PROMPT: Write out the listing, please, but only from its first line through the line containing "hgrid = [10, 20, 22, 30]", exactly as given and without pictures.

DATA EXTRACT:
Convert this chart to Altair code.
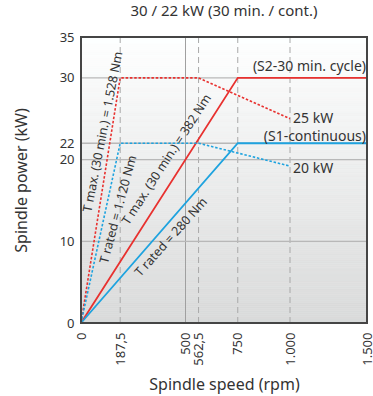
import altair as alt
import pandas as pd

# ---- data ----
s2_speed = [0, 750, 1500]
s2_power = [0, 30, 30]
s1_speed = [0, 750, 1500]
s1_power = [0, 22, 22]
s2max_speed = [0, 187.5, 562.5, 1000]
s2max_power = [0, 30, 30, 25]
s1max_speed = [0, 187.5, 562.5, 1000]
s1max_power = [0, 22, 22, 19.2]

x_ticks = [0, 187.5, 500, 562.5, 750, 1000, 1500]
x_tick_labels = ["0", "187,5", "500", "562,5", "750", "1.000", "1.500"]
y_ticks = [0, 10, 20, 22, 30, 35]
vgrid_solid = [500]
vgrid_dashed = [187.5, 562.5, 750, 1000]
hgrid = [10, 20, 22, 30]

torque_labels = ["T max. (30 min.) = 1.528 Nm", "T rated = 1.120 Nm",
                 "T max. (30 min.) = 382 Nm", "T rated = 280 Nm"]
torque_x = [105, 178, 410, 431]
torque_y = [23.4, 13.9, 20.0, 10.5]
torque_angle = [281, 285, 303, 312]

note_labels = ["(S2-30 min. cycle)", "25 kW", "(S1-continuous)", "20 kW"]
note_x = [1500, 1020, 1500, 1020]
note_y = [31.3, 25, 22.8, 18.8]
note_align = ["right", "left", "right", "left"]

RED = "#e8312f"
BLUE = "#1ea3df"
TXT = "#333333"
FONT = "Noto Sans"
BG_TOP = "#ffffff"
BG_BOTTOM = "#d9dada"

def series(sp, pw, name):
    return pd.DataFrame({"speed": sp, "power": pw, "series": name, "order": range(len(sp))})

lines_df = pd.concat([
    series(s2_speed, s2_power, "s2"),
    series(s1_speed, s1_power, "s1"),
    series(s2max_speed, s2max_power, "s2max"),
    series(s1max_speed, s1max_power, "s1max"),
])

label_map = "{" + ",".join(f"'{v}':'{l}'" for v, l in zip(x_ticks, x_tick_labels)) + "}"

xscale = alt.Scale(domain=[0, 1000, 1500], range=[0, 209, 286])
yscale = alt.Scale(domain=[0, 35])

xaxis = alt.Axis(values=x_ticks, labelAngle=270, labelAlign="right", labelBaseline="middle",
                 labelExpr=f"{label_map}[toString(datum.value)]", labelPadding=9,
                 title="Spindle speed (rpm)", titlePadding=11, ticks=False, domain=False,
                 grid=False, labelFontSize=13, titleFontSize=16, labelColor=TXT,
                 titleColor=TXT, titleFontWeight="normal", labelFont=FONT, titleFont=FONT,
                 labelOverlap=False)
yaxis = alt.Axis(values=y_ticks, title="Spindle power (kW)", ticks=False, domain=False,
                 grid=False, labelFontSize=13, titleFontSize=16, labelColor=TXT,
                 titleColor=TXT, titleFontWeight="normal", labelPadding=7, titlePadding=30,
                 labelFont=FONT, titleFont=FONT, labelOverlap=False)

# background shading: thin horizontal bands coloured by a linear colour scale (white -> grey)
band_lo = [i * 0.25 for i in range(140)]
bands = pd.DataFrame({"lo": band_lo, "hi": [v + 0.25 for v in band_lo],
                      "x0": 0, "x1": 1500, "mid": [v + 0.125 for v in band_lo]})
shade = alt.Scale(domain=[35, 0], range=[BG_TOP, BG_BOTTOM])

bg = alt.Chart(bands).mark_rect(strokeWidth=0.6).encode(
    x=alt.X("x0:Q", scale=xscale, axis=xaxis), x2="x1:Q",
    y=alt.Y("lo:Q", scale=yscale, axis=yaxis), y2="hi:Q",
    fill=alt.Fill("mid:Q", scale=shade, legend=None),
    stroke=alt.Stroke("mid:Q", scale=shade, legend=None))

box_df = pd.DataFrame({"x0": [0], "x1": [1500], "y0": [0], "y1": [35]})

vs = alt.Chart(pd.DataFrame({"speed": vgrid_solid})).mark_rule(color="#a0a0a0", strokeWidth=1).encode(
    x=alt.X("speed:Q", scale=xscale))
vd = alt.Chart(pd.DataFrame({"speed": vgrid_dashed})).mark_rule(color="#a8a8a8", strokeWidth=1,
                                                                 strokeDash=[6, 4]).encode(
    x=alt.X("speed:Q", scale=xscale))
hg = alt.Chart(pd.DataFrame({"power": hgrid})).mark_rule(color="#b8b8b8", strokeWidth=1.3).encode(
    y=alt.Y("power:Q", scale=yscale))

solid = alt.Chart(lines_df[lines_df.series.isin(["s2", "s1"])]).mark_line(strokeWidth=1.8).encode(
    x=alt.X("speed:Q", scale=xscale), y=alt.Y("power:Q", scale=yscale),
    detail="series:N", order="order:Q",
    color=alt.Color("series:N", scale=alt.Scale(domain=["s2", "s1"], range=[RED, BLUE]), legend=None))
dotted = alt.Chart(lines_df[lines_df.series.isin(["s2max", "s1max"])]).mark_line(
    strokeWidth=1.6, strokeDash=[2.5, 1.8]).encode(
    x=alt.X("speed:Q", scale=xscale), y=alt.Y("power:Q", scale=yscale),
    detail="series:N", order="order:Q",
    color=alt.Color("series:N", scale=alt.Scale(domain=["s2max", "s1max"], range=[RED, BLUE]), legend=None))

tdf = pd.DataFrame({"t": torque_labels, "x": torque_x, "y": torque_y})
tlayers = []
for i in range(len(torque_labels)):
    tlayers.append(alt.Chart(tdf.iloc[[i]]).mark_text(
        angle=torque_angle[i], fontSize=12.5, font=FONT, color=TXT, align="center", baseline="middle"
    ).encode(x=alt.X("x:Q", scale=xscale), y=alt.Y("y:Q", scale=yscale), text="t:N"))

ndf = pd.DataFrame({"t": note_labels, "x": note_x, "y": note_y})
nlayers = []
for i in range(len(note_labels)):
    nlayers.append(alt.Chart(ndf.iloc[[i]]).mark_text(
        fontSize=14, font=FONT, color=TXT, align=note_align[i], baseline="middle",
        dx=(-1 if note_align[i] == "right" else 0)
    ).encode(x=alt.X("x:Q", scale=xscale), y=alt.Y("y:Q", scale=yscale), text="t:N"))

border = alt.Chart(box_df).mark_rect(fillOpacity=0, stroke="#454545", strokeWidth=2).encode(
    x=alt.X("x0:Q", scale=xscale), x2="x1:Q",
    y=alt.Y("y0:Q", scale=yscale), y2="y1:Q")

chart = alt.layer(bg, vs, vd, hg, solid, dotted, *tlayers, *nlayers, border).resolve_scale(
    color="independent").properties(
    width=286, height=286,
    title=alt.TitleParams("30 / 22 kW (30 min. / cont.)", fontSize=15, font=FONT, color=TXT,
                          fontWeight="normal", anchor="middle", offset=12),
    autosize=alt.AutoSizeParams(type="none"),
    padding={"left": 81, "top": 37, "right": 6, "bottom": 73},
).configure_view(stroke=None)

chart.save("out.html", embed_options={"renderer": "svg", "actions": False})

TASK OUTPUT:
Convert this chart to Altair code.
import altair as alt
import pandas as pd

# ---- data ----
s2_speed = [0, 750, 1500]
s2_power = [0, 30, 30]
s1_speed = [0, 750, 1500]
s1_power = [0, 22, 22]
s2max_speed = [0, 187.5, 562.5, 1000]
s2max_power = [0, 30, 30, 25]
s1max_speed = [0, 187.5, 562.5, 1000]
s1max_power = [0, 22, 22, 19.2]

x_ticks = [0, 187.5, 500, 562.5, 750, 1000, 1500]
x_tick_labels = ["0", "187,5", "500", "562,5", "750", "1.000", "1.500"]
y_ticks = [0, 10, 20, 22, 30, 35]
vgrid_solid = [500]
vgrid_dashed = [187.5, 562.5, 750, 1000]
hgrid = [10, 20, 22, 30]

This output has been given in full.